I don’t know. I don’t know what God is promising you. That is for you to discover yourself? Children, can you remember someone promising you something? . . . St John Chrysostom advises us that we each can, and I quote, “lay hold of the hope set before us.” That’s helpful advice about receiving God’s promises. Take a minute and consider, children as well as adults, what is the hope that is set before you in your mind? What do we hope for—right now? And for tomorrow and the years to come in your life and my life—what are our hopes?
In Hebrews 6, “this hope” is described as, and I quote: “an anchor of the soul, both sure and steadfast, and which enters the Presence behind the veil” [end of quote]. St John Chrysostom points out “how very suitable an image [the author of Hebrews] has discovered: for he did not say ‘foundation’ but ‘anchor.’ For that which is in the tossing sea,” preached St John Chrysostom, “and seems not to be very firmly fixed . . . is shaken and yet is not shaken” [end of quote]. In other words, our lives are not founded on promises. We can’t be sure in the midst of “the tossing sea” of our lives with our very own personal and possibly private problems whether promises for which we hope will actually happen to us and when those promises might happen. Yet those promises—those personal hopes for our lives will grow, and are already with the Lord.
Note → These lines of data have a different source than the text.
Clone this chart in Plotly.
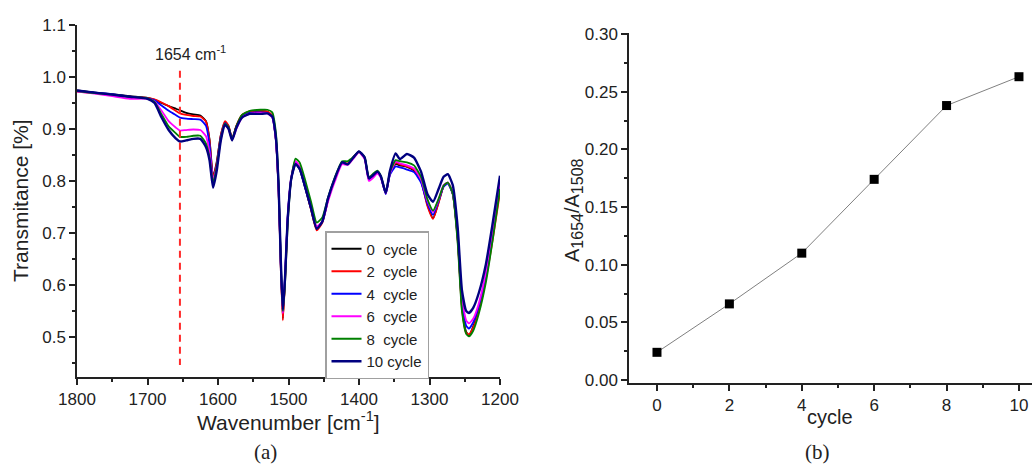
import plotly.graph_objects as go

# ---------------- data ----------------
wavenumber = [1800, 1775, 1750, 1725, 1700, 1690, 1680, 1670, 1660, 1654, 1645, 1635, 1625, 1617, 1612,
              1607, 1602, 1596, 1590, 1585, 1580, 1574, 1566, 1555, 1540, 1530, 1523, 1518, 1514, 1511,
              1508, 1505, 1501, 1496, 1490, 1484, 1476, 1468, 1460, 1452, 1444, 1434, 1424, 1416, 1408,
              1400, 1392, 1386, 1380, 1374, 1369, 1362, 1356, 1348, 1342, 1332, 1322, 1312, 1303, 1295,
              1287, 1280, 1274, 1267, 1260, 1254, 1248, 1244, 1238, 1230, 1220, 1210, 1200]

cycle0 = [.974, .970, .967, .963, .960, .956, .950, .944, .939, .936, .931, .928, .926, .915, .880,
          .808, .835, .888, .913, .905, .881, .905, .926, .933, .935, .933, .925, .880, .780, .640,
          .535, .610, .730, .805, .833, .822, .785, .745, .708, .722, .765, .805, .835, .833, .845,
          .857, .845, .805, .810, .818, .808, .776, .815, .833, .830, .827, .820, .800, .755, .728,
          .760, .790, .797, .775, .690, .560, .510, .503, .520, .555, .620, .700, .795]
cycle2 = [.972, .969, .966, .962, .960, .957, .951, .944, .935, .930, .927, .925, .924, .914, .878,
          .806, .833, .888, .915, .906, .881, .906, .927, .934, .935, .934, .926, .882, .780, .635,
          .532, .605, .728, .806, .838, .826, .787, .745, .705, .720, .763, .804, .835, .834, .846,
          .856, .844, .804, .810, .818, .808, .777, .816, .835, .832, .828, .822, .800, .752, .727,
          .758, .790, .797, .775, .685, .555, .508, .505, .518, .550, .612, .690, .778]
cycle4 = [.973, .970, .967, .962, .959, .955, .945, .935, .927, .922, .920, .919, .918, .906, .870,
          .800, .828, .885, .911, .903, .880, .903, .924, .931, .932, .931, .923, .882, .785, .645,
          .548, .615, .735, .805, .835, .823, .786, .747, .710, .722, .765, .805, .835, .832, .845,
          .856, .844, .803, .809, .816, .807, .775, .812, .828, .826, .822, .817, .797, .757, .735,
          .762, .789, .795, .775, .690, .565, .522, .516, .528, .560, .620, .700, .790]
cycle6 = [.972, .968, .963, .958, .958, .953, .935, .915, .903, .897, .898, .899, .898, .886, .855,
          .803, .825, .880, .908, .900, .879, .900, .922, .929, .931, .930, .922, .880, .782, .642,
          .545, .612, .733, .808, .838, .826, .790, .752, .713, .722, .760, .800, .832, .831, .843,
          .855, .842, .800, .806, .814, .806, .776, .815, .837, .834, .830, .824, .803, .762, .740,
          .765, .792, .797, .778, .695, .575, .532, .526, .535, .565, .625, .710, .798]
cycle8 = [.973, .969, .966, .962, .959, .952, .928, .905, .892, .885, .885, .887, .887, .872, .845,
          .797, .825, .882, .910, .903, .880, .905, .927, .935, .937, .937, .932, .895, .795, .650,
          .550, .600, .720, .805, .843, .835, .800, .760, .720, .730, .768, .808, .838, .838, .846,
          .856, .846, .807, .814, .820, .810, .778, .818, .840, .838, .836, .830, .808, .765, .743,
          .766, .791, .797, .776, .680, .550, .506, .501, .512, .545, .605, .690, .785]
cycle10 = [.974, .970, .966, .962, .958, .950, .922, .898, .882, .876, .878, .881, .881, .865, .840,
           .787, .818, .878, .908, .900, .878, .902, .922, .929, .929, .930, .924, .885, .790, .650,
           .552, .612, .730, .805, .833, .823, .787, .748, .708, .722, .766, .806, .836, .832, .845,
           .857, .845, .805, .811, .818, .809, .777, .820, .853, .842, .852, .845, .818, .775, .760,
           .785, .808, .813, .792, .710, .590, .550, .546, .556, .585, .640, .722, .810]

series_names = ["0\u00a0\u00a0cycle", "2\u00a0\u00a0cycle", "4\u00a0\u00a0cycle",
                "6\u00a0\u00a0cycle", "8\u00a0\u00a0cycle", "10\u00a0cycle"]
series_values = [cycle0, cycle2, cycle4, cycle6, cycle8, cycle10]
series_colors = ["#000000", "#ff0000", "#0000ff", "#ff00ff", "#008000", "#000080"]
series_widths = [1.8, 1.8, 1.8, 1.8, 1.8, 2.4]

cycles = [0, 2, 4, 6, 8, 10]
ratio = [0.024, 0.066, 0.110, 0.174, 0.238, 0.263]

marker_wavenumber = 1654

FONT = "Liberation Sans, Arial, sans-serif"
SERIF = "Liberation Serif, Times New Roman, serif"

fig = go.Figure()

for name, vals, col, w in zip(series_names, series_values, series_colors, series_widths):
    fig.add_trace(go.Scatter(x=wavenumber, y=vals, name=name, mode="lines",
                             line=dict(color=col, width=w, shape="spline", smoothing=0.5),
                             xaxis="x", yaxis="y"))

fig.add_trace(go.Scatter(x=cycles, y=ratio, mode="lines+markers", showlegend=False,
                         line=dict(color="#808080", width=1),
                         marker=dict(symbol="square", size=9, color="#000000"),
                         xaxis="x2", yaxis="y2"))

axis_common = dict(showline=True, linecolor="#222222", linewidth=1.5, ticks="outside",
                   ticklen=6, tickwidth=1.5, tickcolor="#222222", showgrid=False, zeroline=False,
                   mirror=False, automargin=False,
                   tickfont=dict(family=FONT, size=17, color="#222222"))

fig.update_layout(
    width=1032, height=464,
    margin=dict(l=0, r=0, t=0, b=0, autoexpand=False),
    paper_bgcolor="white", plot_bgcolor="white",
    font=dict(family=FONT, color="#222222"),
    xaxis=dict(domain=[77/1032, 500/1032], range=[1800, 1200], anchor="y",
               tickmode="linear", tick0=1200, dtick=100,
               minor=dict(dtick=50, ticks="outside", ticklen=3, tickwidth=1.5, tickcolor="#222222"),
               **axis_common),
    yaxis=dict(domain=[(464-377)/464, (464-25)/464], range=[0.423, 1.1], anchor="x",
               tickmode="linear", tick0=0.5, dtick=0.1, tickformat=".1f",
               minor=dict(dtick=0.05, ticks="outside", ticklen=3, tickwidth=1.5, tickcolor="#222222"),
               **axis_common),
    xaxis2=dict(domain=[629/1032, 1.0], range=[-0.773, 10.36], anchor="y2",
                tickmode="linear", tick0=0, dtick=2,
                minor=dict(dtick=1, ticks="outside", ticklen=3, tickwidth=1.5, tickcolor="#222222"),
                **axis_common),
    yaxis2=dict(domain=[(464-383)/464, (464-33)/464], range=[-0.0026, 0.3009], anchor="x2",
                tickmode="linear", tick0=0, dtick=0.05, tickformat=".2f",
                minor=dict(dtick=0.025, ticks="outside", ticklen=3, tickwidth=1.5, tickcolor="#222222"),
                **axis_common),
    legend=dict(x=325/1032, y=(464-231)/464, xanchor="left", yanchor="top",
                bgcolor="white", bordercolor="#a0a0a0", borderwidth=1.5,
                font=dict(family=FONT, size=15, color="#222222"),
                tracegroupgap=0, itemwidth=30),
    showlegend=True,
)

fig.add_shape(type="line", xref="x", yref="y", x0=marker_wavenumber, x1=marker_wavenumber,
              y0=1.012, y1=0.446, line=dict(color="#ff2a2a", width=2, dash="7px,5px"))

ann = [
    dict(text="1654 cm<sup>-1</sup>", x=190/1032, y=1-53/464, font=dict(size=16)),
    dict(text="Transmitance [%]", x=20/1032, y=1-201/464, textangle=-90, font=dict(size=21)),
    dict(text="Wavenumber [cm<sup>-1</sup>]", x=288/1032, y=1-421/464, font=dict(size=21)),
    dict(text="(a)", x=265/1032, y=1-452/464, font=dict(size=21, family=SERIF)),
    dict(text="cycle", x=830/1032, y=1-417/464, font=dict(size=20)),
    dict(text="A<sub><span style='font-size:16px'>1654</span></sub>/A<sub><span style='font-size:16px'>1508</span></sub>",
         x=573/1032, y=1-210/464, textangle=-90, font=dict(size=20)),
    dict(text="(b)", x=817/1032, y=1-452/464, font=dict(size=21, family=SERIF)),
]
for a in ann:
    fnt = dict(family=FONT, color="#222222")
    fnt.update(a.pop("font"))
    fig.add_annotation(xref="paper", yref="paper", showarrow=False, xanchor="center",
                       yanchor="middle", font=fnt, **a)

fig.write_html("out.html")
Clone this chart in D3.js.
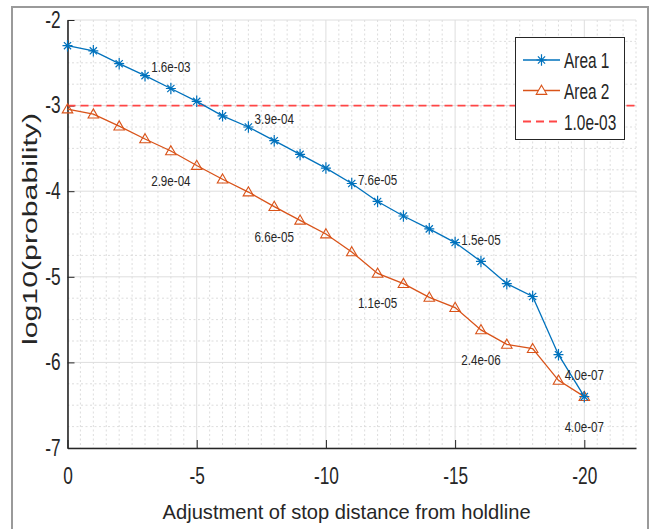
<!DOCTYPE html>
<html>
<head>
<meta charset="utf-8">
<script src="https://cdn.jsdelivr.net/npm/d3@7"></script>
<style>
  html, body { margin: 0; padding: 0; background: #fff; }
  svg { display: block; font-family: "Liberation Sans", Arial, sans-serif; }
  .axis path, .axis line { stroke: #262626; }
  .axis text { fill: #262626; }
</style>
</head>
<body>
<div id="chart"></div>
<script>
// ── Data ────────────────────────────────────────────────────────────────
const distances = [0, -1, -2, -3, -4, -5, -6, -7, -8, -9, -10,
                   -11, -12, -13, -14, -15, -16, -17, -18, -19, -20];
const area1 = [-2.30, -2.36, -2.51, -2.65, -2.80, -2.95, -3.12, -3.25, -3.41, -3.57, -3.73,
               -3.91, -4.12, -4.29, -4.44, -4.60, -4.82, -5.08, -5.23, -5.91, -6.40];
const area2 = [-3.04, -3.10, -3.24, -3.39, -3.53, -3.70, -3.86, -4.01, -4.18, -4.34, -4.50,
               -4.71, -4.96, -5.08, -5.24, -5.36, -5.62, -5.79, -5.84, -6.21, -6.40];
const threshold = -3;            // log10(1.0e-03)

const labelAt    = [-4, -8, -12, -16, -20];
const labels1    = ['1.6e-03', '3.9e-04', '7.6e-05', '1.5e-05', '4.0e-07'];
const labels2    = ['2.9e-04', '6.6e-05', '1.1e-05', '2.4e-06', '4.0e-07'];
const seriesNames = ['Area 1', 'Area 2', '1.0e-03'];

const xTicks = [0, -5, -10, -15, -20];
const yTicks = [-2, -3, -4, -5, -6, -7];

const BLUE = '#0072BD', ORANGE = '#D95319', RED = '#FF4646', INK = '#262626';

// ── Layout ──────────────────────────────────────────────────────────────
const W = 656, H = 529;
const margin = { top: 20, right: 20, bottom: 81, left: 67.5 };
const width  = W - margin.left - margin.right;
const height = H - margin.top - margin.bottom;

const svg = d3.select('#chart').append('svg')
  .attr('width', W)
  .attr('height', H);

// outer frame
svg.append('rect')
  .attr('x', 12).attr('y', 7)
  .attr('width', 636).attr('height', 560)
  .attr('fill', 'none')
  .attr('stroke', '#9a9a9a')
  .attr('stroke-width', 2);

const g = svg.append('g')
  .attr('transform', `translate(${margin.left},${margin.top})`);

const x = d3.scaleLinear().domain([0, -22]).range([0, width]);
const y = d3.scaleLinear().domain([-7, -2]).range([height, 0]);

// squeeze text horizontally to match the reference's narrow glyphs
function squish(sel, k) {
  sel.each(function () {
    const w = this.getComputedTextLength();
    this.setAttribute('textLength', w * k);
    this.setAttribute('lengthAdjust', 'spacingAndGlyphs');
  });
}

// ── Grid ────────────────────────────────────────────────────────────────
const xMinor = d3.range(0, -22.01, -0.5).filter(v => v % 5 !== 0);
const yMinor = d3.range(-7, -1.99, 0.25).filter(v => v % 1 !== 0);

g.append('g').selectAll('line')
  .data(xMinor).enter().append('line')
  .attr('x1', d => x(d)).attr('x2', d => x(d))
  .attr('y1', 0).attr('y2', height)
  .attr('stroke', '#d4d4d4').attr('stroke-width', 0.8)
  .attr('stroke-dasharray', '2,2.5');

g.append('g').selectAll('line')
  .data(yMinor).enter().append('line')
  .attr('y1', d => y(d)).attr('y2', d => y(d))
  .attr('x1', 0).attr('x2', width)
  .attr('stroke', '#d4d4d4').attr('stroke-width', 0.8)
  .attr('stroke-dasharray', '2,2.5');

g.append('g').selectAll('line')
  .data(xTicks).enter().append('line')
  .attr('x1', d => x(d)).attr('x2', d => x(d))
  .attr('y1', 0).attr('y2', height)
  .attr('stroke', '#dedede').attr('stroke-width', 1);

g.append('g').selectAll('line')
  .data(yTicks).enter().append('line')
  .attr('y1', d => y(d)).attr('y2', d => y(d))
  .attr('x1', 0).attr('x2', width)
  .attr('stroke', '#dedede').attr('stroke-width', 1);

// ── Axes ────────────────────────────────────────────────────────────────
const fmt = d => String(d);   // plain hyphen-minus, as in the original

const xAxis = g.append('g')
  .attr('class', 'axis')
  .attr('transform', `translate(0,${height})`)
  .call(d3.axisBottom(x).tickValues(xTicks).tickFormat(fmt)
    .tickSize(-8).tickSizeOuter(0).tickPadding(20));
xAxis.select('.domain').attr('stroke-width', 1.6);
xAxis.selectAll('text').attr('font-size', 23).attr('font-family', null);
squish(xAxis.selectAll('text'), 0.75);

const yAxis = g.append('g')
  .attr('class', 'axis')
  .call(d3.axisLeft(y).tickValues(yTicks).tickFormat(fmt)
    .tickSize(-7).tickSizeOuter(0).tickPadding(7));
yAxis.select('.domain').attr('stroke-width', 1.6);
yAxis.selectAll('text').attr('font-size', 23).attr('font-family', null);
squish(yAxis.selectAll('text'), 0.75);

// axis titles
svg.append('text')
  .attr('x', margin.left + x(-10.8))
  .attr('y', 519)
  .attr('text-anchor', 'middle')
  .attr('font-size', 21)
  .attr('fill', INK)
  .attr('textLength', 368)
  .attr('lengthAdjust', 'spacingAndGlyphs')
  .text('Adjustment of stop distance from holdline');

svg.append('text')
  .attr('transform', 'translate(37,229) rotate(-90)')
  .attr('text-anchor', 'middle')
  .attr('font-size', 21)
  .attr('fill', INK)
  .attr('textLength', 232)
  .attr('lengthAdjust', 'spacingAndGlyphs')
  .text('log10(probability)');

// ── Markers ─────────────────────────────────────────────────────────────
const asterisk = {
  draw(ctx, size) {
    const r = Math.sqrt(size) / 2, ry = r * 1.15, d = r * 0.72;
    ctx.moveTo(-r, 0); ctx.lineTo(r, 0);
    ctx.moveTo(0, -ry); ctx.lineTo(0, ry);
    ctx.moveTo(-d, -d); ctx.lineTo(d, d);
    ctx.moveTo(-d, d); ctx.lineTo(d, -d);
  }
};
const starPath = d3.symbol().type(asterisk).size(100)();
const triPath  = d3.symbol().type(d3.symbolTriangle).size(48)();

// ── Threshold line ──────────────────────────────────────────────────────
g.append('line')
  .attr('x1', 0).attr('x2', width)
  .attr('y1', y(threshold)).attr('y2', y(threshold))
  .attr('stroke', RED).attr('stroke-width', 1.8)
  .attr('stroke-dasharray', '8,5');

// ── Series ──────────────────────────────────────────────────────────────
const line = d3.line().x(d => x(d[0])).y(d => y(d[1]));
const pts1 = distances.map((d, i) => [d, area1[i]]);
const pts2 = distances.map((d, i) => [d, area2[i]]);

g.append('path').datum(pts2)
  .attr('d', line).attr('fill', 'none')
  .attr('stroke', ORANGE).attr('stroke-width', 1.3);
g.append('g').selectAll('path')
  .data(pts2).enter().append('path')
  .attr('d', triPath)
  .attr('transform', d => `translate(${x(d[0])},${y(d[1]) + 0.8})`)
  .attr('fill', 'none').attr('stroke', ORANGE).attr('stroke-width', 1.1);

g.append('path').datum(pts1)
  .attr('d', line).attr('fill', 'none')
  .attr('stroke', BLUE).attr('stroke-width', 1.3);
g.append('g').selectAll('path')
  .data(pts1).enter().append('path')
  .attr('d', starPath)
  .attr('transform', d => `translate(${x(d[0])},${y(d[1])})`)
  .attr('fill', 'none').attr('stroke', BLUE).attr('stroke-width', 1.2);

// value labels
const lab1 = g.append('g').selectAll('text')
  .data(labelAt).enter().append('text')
  .attr('x', d => x(d))
  .attr('y', (d, i) => y(area1[distances.indexOf(d)] + 0.25) + 5)
  .attr('text-anchor', 'middle')
  .attr('font-size', 14.5).attr('fill', INK)
  .text((d, i) => labels1[i]);
squish(lab1, 0.8);

const lab2 = g.append('g').selectAll('text')
  .data(labelAt).enter().append('text')
  .attr('x', d => x(d))
  .attr('y', (d, i) => y(area2[distances.indexOf(d)] - 0.35) + 5)
  .attr('text-anchor', 'middle')
  .attr('font-size', 14.5).attr('fill', INK)
  .text((d, i) => labels2[i]);
squish(lab2, 0.8);

// ── Legend ──────────────────────────────────────────────────────────────
const legend = svg.append('g');
legend.append('rect')
  .attr('x', 515.5).attr('y', 37.5)
  .attr('width', 109).attr('height', 102)
  .attr('fill', '#fff').attr('stroke', INK).attr('stroke-width', 1);

const rowY = [60, 90.5, 121.5];
const rowColor = [BLUE, ORANGE, RED];
const rows = legend.selectAll('g.row')
  .data(seriesNames).enter().append('g')
  .attr('class', 'row')
  .attr('transform', (d, i) => `translate(0,${rowY[i]})`);

rows.append('line')
  .attr('x1', 523).attr('x2', 560)
  .attr('stroke', (d, i) => rowColor[i])
  .attr('stroke-width', (d, i) => i === 2 ? 1.8 : 1.3)
  .attr('stroke-dasharray', (d, i) => i === 2 ? '8,5' : null);

rows.filter((d, i) => i === 0).append('path')
  .attr('d', starPath).attr('transform', 'translate(541.5,0)')
  .attr('fill', 'none').attr('stroke', BLUE).attr('stroke-width', 1.2);
rows.filter((d, i) => i === 1).append('path')
  .attr('d', triPath).attr('transform', 'translate(541.5,0.8)')
  .attr('fill', '#fff').attr('stroke', ORANGE).attr('stroke-width', 1.1);

const legText = rows.append('text')
  .attr('x', 564).attr('y', 8)
  .attr('font-size', 22).attr('fill', INK)
  .text(d => d);
squish(legText, 0.7);
</script>
</body>
</html>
Hebrews 6 makes this incredible statement that, and I repeat, “This hope we have . . . enters the Presence behind the veil.” The book of Hebrews was written before 70 A.D. at a time when the Second Temple where the Jews worshiped was the place to come if you wished to experience the Presence of God in your life. This is the same veil that St Matthew, St. Mark and St Luke all write in their Gospels “was torn in two from top to bottom” when Jesus Christ was crucified. To say that your hope “enters the Presence behind the veil” means that you have come within the most holy place in The Temple, where only the designated priest goes. In other words, your hope—your hope of receiving a particular promise from God—is being offered directly to Him.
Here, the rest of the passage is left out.